Soal Pemisahan Pemilu Nasional dan Daerah, Legislator DPR Kritik Inkonsistensi MK

Putusan Mahkamah Konstitusi (MK) tentang pemisahan pemilu nasional dan pemilu daerah menuai kritik dari anggota DPR RI, Supriyanto. Ia menilai keputusan tersebut berpotensi melanggar konstitusi dan menimbulkan inkonsistensi dalam sistem pemilihan umum di Indonesia.
"Pemilu seharusnya digelar setiap lima tahun sekali untuk memilih presiden, wakil presiden, DPR, DPD, dan DPRD. Kalau dipisah dan jaraknya 2,5 tahun, ini jelas tidak sesuai konstitusional," ujar Supriyanto dalam keterangannya, Senin (7/7).
Supriyanto menegaskan bahwa pemilu seharusnya dilaksanakan setiap lima tahun sekali untuk memilih presiden, wakil presiden, anggota DPR, DPD, dan DPRD. Namun, dengan putusan MK yang memisahkan pemilu nasional dan daerah dengan jarak 2,5 tahun, siklus lima tahunan tersebut menjadi tidak sesuai dengan amanat Pasal 22E UUD 1945.
Supriyanto menyoroti bahwa MK telah memasuki ranah open legal policy, yang seharusnya menjadi kewenangan DPR dan pemerintah sebagai pembentuk undang-undang.
"MK bukan pembuat undang-undang. Tugas pokok MK adalah melakukan pengujian undang-undang terhadap UUD 1945, bukan menambahkan norma baru dalam perundang-undangan," ujarnya.
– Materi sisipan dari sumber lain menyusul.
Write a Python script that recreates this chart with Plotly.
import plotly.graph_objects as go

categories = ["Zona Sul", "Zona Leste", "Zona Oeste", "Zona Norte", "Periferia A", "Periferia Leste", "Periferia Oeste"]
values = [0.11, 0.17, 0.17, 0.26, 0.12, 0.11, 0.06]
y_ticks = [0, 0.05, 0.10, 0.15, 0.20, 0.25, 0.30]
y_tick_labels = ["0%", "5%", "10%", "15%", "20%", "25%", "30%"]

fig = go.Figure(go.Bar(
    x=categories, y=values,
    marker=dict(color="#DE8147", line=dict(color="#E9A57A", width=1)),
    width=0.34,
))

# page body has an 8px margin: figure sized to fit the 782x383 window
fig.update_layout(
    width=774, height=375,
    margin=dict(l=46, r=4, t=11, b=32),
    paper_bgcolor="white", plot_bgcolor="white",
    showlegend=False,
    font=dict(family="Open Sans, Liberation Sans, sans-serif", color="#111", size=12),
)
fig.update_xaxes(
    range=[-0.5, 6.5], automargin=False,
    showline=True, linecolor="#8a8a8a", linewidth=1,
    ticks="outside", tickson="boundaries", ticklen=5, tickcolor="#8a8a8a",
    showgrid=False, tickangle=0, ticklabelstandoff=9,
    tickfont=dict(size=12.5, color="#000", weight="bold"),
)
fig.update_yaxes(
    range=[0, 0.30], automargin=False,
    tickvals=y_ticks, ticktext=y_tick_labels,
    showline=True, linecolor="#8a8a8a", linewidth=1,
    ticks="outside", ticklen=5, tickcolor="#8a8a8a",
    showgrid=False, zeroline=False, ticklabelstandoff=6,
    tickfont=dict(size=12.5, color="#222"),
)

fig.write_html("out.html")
Ia juga mengkritik inkonsistensi MK, mengingat dalam perkara presidential threshold sebelumnya, MK selalu menolak intervensi dengan alasan itu adalah wewenang pembentuk undang-undang. Namun, kini MK justru membuat norma baru terkait pemisahan pemilu.
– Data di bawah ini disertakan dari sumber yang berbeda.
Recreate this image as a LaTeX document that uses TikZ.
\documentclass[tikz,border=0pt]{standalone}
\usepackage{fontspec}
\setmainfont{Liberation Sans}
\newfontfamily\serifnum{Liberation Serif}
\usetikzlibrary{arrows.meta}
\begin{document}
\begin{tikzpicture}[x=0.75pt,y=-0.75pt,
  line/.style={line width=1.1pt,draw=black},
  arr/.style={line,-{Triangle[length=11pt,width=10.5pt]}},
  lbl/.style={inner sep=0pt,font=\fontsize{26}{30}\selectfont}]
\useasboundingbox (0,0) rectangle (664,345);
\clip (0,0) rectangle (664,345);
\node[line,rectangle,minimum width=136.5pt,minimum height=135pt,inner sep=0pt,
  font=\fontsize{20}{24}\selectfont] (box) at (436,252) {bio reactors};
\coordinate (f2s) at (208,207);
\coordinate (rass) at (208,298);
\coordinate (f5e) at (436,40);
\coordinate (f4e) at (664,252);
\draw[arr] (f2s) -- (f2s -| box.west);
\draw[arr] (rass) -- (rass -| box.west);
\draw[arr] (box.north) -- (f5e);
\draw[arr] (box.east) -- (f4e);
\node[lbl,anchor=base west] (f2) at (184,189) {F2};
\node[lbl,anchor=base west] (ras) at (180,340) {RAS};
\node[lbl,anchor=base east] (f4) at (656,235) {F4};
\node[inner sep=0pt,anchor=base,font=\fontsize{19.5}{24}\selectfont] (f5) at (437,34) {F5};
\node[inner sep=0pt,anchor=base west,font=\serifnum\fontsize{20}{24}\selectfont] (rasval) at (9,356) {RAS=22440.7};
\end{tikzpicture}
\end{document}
"Dulu uji materi presidential threshold selalu ditolak dengan alasan itu wewenang pembentuk undang-undang. Tapi sekarang, MK justru menambahkan norma baru soal pemisahan pemilu," katanya.
Supriyanto juga mengingatkan bahwa pada 2019, MK telah mengeluarkan Putusan Nomor 55/PUU-XVII/2019 yang menyarankan model pemilu serentak. Atas dasar putusan itu, pemerintah dan DPR menyusun regulasi dan menyelenggarakan Pemilu Serentak pada 2024.
"Pemilu serentak sudah dijalankan 2024. Tapi belum lama, MK kembali mengubah arah dengan putusan baru ini yang justru memisahkan pemilu nasional dan daerah," ujarnya.
Ia memperingatkan bahwa pemisahan pemilu dapat mengacaukan siklus kepemimpinan dan melemahkan sistem pemilu yang telah dibangun selama ini.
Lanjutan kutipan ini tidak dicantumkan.